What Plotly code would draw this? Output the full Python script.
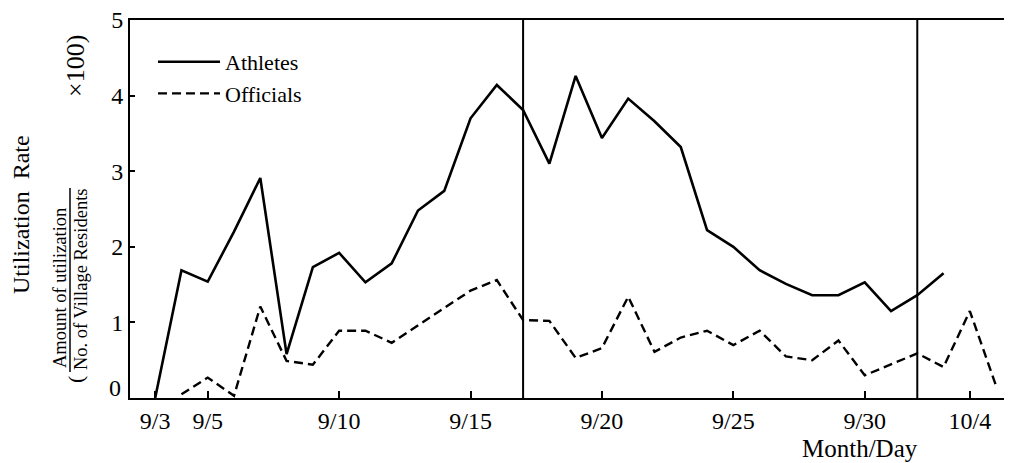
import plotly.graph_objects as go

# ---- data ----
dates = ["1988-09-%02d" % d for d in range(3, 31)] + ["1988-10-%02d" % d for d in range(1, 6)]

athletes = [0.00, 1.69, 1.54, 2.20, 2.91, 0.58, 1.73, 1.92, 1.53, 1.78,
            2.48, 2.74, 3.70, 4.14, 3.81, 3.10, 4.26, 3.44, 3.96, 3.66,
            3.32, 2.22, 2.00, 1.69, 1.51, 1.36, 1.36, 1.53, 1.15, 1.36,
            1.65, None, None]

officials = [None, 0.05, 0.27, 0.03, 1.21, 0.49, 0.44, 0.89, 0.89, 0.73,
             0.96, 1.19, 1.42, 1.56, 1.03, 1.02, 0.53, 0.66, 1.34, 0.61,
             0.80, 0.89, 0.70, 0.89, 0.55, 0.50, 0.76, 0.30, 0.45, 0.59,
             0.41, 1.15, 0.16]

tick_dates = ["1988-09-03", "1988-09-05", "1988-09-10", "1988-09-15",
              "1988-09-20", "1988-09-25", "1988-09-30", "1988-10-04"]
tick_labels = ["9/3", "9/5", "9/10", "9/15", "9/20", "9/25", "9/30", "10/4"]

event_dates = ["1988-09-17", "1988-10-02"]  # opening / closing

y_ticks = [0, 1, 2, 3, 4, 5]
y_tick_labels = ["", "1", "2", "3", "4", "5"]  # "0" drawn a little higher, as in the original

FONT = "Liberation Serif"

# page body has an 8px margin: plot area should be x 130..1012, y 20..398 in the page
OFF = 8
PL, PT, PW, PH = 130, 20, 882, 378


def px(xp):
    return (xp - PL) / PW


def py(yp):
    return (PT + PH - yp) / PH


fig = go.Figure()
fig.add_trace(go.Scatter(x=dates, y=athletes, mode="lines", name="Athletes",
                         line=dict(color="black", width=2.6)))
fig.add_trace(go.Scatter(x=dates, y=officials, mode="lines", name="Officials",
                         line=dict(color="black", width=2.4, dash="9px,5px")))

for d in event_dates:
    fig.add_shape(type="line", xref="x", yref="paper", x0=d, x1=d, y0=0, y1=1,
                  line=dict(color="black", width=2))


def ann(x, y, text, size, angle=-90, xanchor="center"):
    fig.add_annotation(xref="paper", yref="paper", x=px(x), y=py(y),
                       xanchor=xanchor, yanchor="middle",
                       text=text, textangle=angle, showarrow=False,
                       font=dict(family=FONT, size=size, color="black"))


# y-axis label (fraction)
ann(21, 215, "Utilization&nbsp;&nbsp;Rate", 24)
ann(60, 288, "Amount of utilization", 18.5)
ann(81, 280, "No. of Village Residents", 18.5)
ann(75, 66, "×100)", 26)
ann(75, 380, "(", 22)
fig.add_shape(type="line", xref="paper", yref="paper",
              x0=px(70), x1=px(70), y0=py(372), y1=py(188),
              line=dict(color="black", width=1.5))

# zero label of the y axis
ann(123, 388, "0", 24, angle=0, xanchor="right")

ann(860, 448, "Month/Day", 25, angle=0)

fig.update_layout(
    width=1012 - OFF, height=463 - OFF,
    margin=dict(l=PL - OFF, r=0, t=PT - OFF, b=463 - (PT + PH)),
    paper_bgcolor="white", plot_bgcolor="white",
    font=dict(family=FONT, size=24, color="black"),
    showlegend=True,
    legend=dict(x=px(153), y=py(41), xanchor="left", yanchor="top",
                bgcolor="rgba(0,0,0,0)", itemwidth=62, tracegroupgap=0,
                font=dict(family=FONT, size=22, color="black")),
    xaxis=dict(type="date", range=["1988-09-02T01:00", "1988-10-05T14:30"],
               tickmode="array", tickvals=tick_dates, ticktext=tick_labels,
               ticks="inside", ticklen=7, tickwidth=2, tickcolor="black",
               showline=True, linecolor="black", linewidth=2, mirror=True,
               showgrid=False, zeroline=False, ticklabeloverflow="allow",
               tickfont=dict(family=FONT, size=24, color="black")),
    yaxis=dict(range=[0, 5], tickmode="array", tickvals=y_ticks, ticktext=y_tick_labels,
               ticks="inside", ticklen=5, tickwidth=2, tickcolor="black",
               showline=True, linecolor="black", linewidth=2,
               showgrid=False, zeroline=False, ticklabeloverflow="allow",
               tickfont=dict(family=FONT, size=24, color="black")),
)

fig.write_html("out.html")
+---+
Repeat, word for word and with no pictures, only the lines running from the beginning of the data to the line that contains "in range(1, 6)]".

• [Answer to this task]
What Plotly code would draw this? Output the full Python script.
import plotly.graph_objects as go

# ---- data ----
dates = ["1988-09-%02d" % d for d in range(3, 31)] + ["1988-10-%02d" % d for d in range(1, 6)]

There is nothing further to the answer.